Copy the lines of the data below exactly, starting at the first and stopping after the line that contains "width=119pt] (with) at"; include no pictures.
## START DATA BLOCK
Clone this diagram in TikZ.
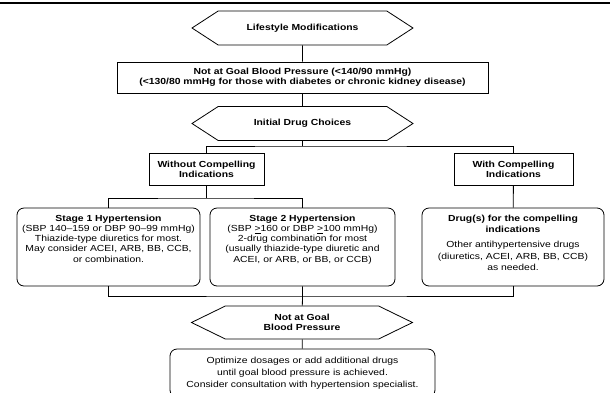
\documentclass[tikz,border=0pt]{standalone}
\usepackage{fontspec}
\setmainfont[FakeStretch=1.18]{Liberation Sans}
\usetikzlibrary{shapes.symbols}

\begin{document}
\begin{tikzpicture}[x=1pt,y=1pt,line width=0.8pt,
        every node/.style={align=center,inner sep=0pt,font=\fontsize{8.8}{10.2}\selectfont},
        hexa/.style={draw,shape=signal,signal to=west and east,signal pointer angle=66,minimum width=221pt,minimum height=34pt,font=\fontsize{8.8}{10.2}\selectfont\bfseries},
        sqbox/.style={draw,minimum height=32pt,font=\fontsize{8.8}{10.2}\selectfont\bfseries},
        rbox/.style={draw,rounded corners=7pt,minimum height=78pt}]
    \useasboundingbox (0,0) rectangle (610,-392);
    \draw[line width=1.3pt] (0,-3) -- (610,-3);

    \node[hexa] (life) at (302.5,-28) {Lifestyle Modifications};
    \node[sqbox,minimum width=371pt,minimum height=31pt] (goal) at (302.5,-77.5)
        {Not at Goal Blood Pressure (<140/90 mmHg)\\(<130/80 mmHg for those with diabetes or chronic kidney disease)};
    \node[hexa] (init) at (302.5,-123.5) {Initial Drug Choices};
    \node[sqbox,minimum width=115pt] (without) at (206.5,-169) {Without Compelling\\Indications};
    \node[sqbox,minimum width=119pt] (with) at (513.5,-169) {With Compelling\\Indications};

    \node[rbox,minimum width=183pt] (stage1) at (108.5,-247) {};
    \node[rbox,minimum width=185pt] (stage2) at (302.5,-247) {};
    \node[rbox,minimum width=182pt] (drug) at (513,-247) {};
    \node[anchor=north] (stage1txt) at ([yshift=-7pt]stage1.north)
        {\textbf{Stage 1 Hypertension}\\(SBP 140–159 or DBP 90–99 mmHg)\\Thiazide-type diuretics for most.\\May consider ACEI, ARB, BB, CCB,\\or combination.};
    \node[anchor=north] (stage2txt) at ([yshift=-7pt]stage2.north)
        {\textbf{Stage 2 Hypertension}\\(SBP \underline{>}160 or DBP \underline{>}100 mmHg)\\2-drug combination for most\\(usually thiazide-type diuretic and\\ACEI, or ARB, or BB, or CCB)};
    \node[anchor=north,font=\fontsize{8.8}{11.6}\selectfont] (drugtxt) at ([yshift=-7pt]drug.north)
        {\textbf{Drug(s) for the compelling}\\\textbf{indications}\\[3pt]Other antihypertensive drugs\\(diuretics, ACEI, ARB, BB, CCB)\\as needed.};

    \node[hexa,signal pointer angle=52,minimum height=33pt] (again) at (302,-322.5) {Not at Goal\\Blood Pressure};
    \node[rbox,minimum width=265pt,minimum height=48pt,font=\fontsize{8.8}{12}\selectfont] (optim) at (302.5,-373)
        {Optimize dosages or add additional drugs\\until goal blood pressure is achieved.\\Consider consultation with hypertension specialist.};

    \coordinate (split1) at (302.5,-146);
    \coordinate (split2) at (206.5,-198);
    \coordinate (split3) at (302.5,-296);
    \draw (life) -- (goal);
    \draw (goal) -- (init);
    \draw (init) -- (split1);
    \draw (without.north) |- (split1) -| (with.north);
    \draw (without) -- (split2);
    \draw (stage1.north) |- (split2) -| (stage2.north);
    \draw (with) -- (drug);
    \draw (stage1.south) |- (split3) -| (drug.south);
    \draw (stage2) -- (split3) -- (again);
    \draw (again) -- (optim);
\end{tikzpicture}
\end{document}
## END DATA BLOCK
COMPLETED EXERCISE:
Clone this diagram in TikZ.
\documentclass[tikz,border=0pt]{standalone}
\usepackage{fontspec}
\setmainfont[FakeStretch=1.18]{Liberation Sans}
\usetikzlibrary{shapes.symbols}

\begin{document}
\begin{tikzpicture}[x=1pt,y=1pt,line width=0.8pt,
        every node/.style={align=center,inner sep=0pt,font=\fontsize{8.8}{10.2}\selectfont},
        hexa/.style={draw,shape=signal,signal to=west and east,signal pointer angle=66,minimum width=221pt,minimum height=34pt,font=\fontsize{8.8}{10.2}\selectfont\bfseries},
        sqbox/.style={draw,minimum height=32pt,font=\fontsize{8.8}{10.2}\selectfont\bfseries},
        rbox/.style={draw,rounded corners=7pt,minimum height=78pt}]
    \useasboundingbox (0,0) rectangle (610,-392);
    \draw[line width=1.3pt] (0,-3) -- (610,-3);

    \node[hexa] (life) at (302.5,-28) {Lifestyle Modifications};
    \node[sqbox,minimum width=371pt,minimum height=31pt] (goal) at (302.5,-77.5)
        {Not at Goal Blood Pressure (<140/90 mmHg)\\(<130/80 mmHg for those with diabetes or chronic kidney disease)};
    \node[hexa] (init) at (302.5,-123.5) {Initial Drug Choices};
    \node[sqbox,minimum width=115pt] (without) at (206.5,-169) {Without Compelling\\Indications};
    \node[sqbox,minimum width=119pt] (with) at (513.5,-169) {With Compelling\\Indications};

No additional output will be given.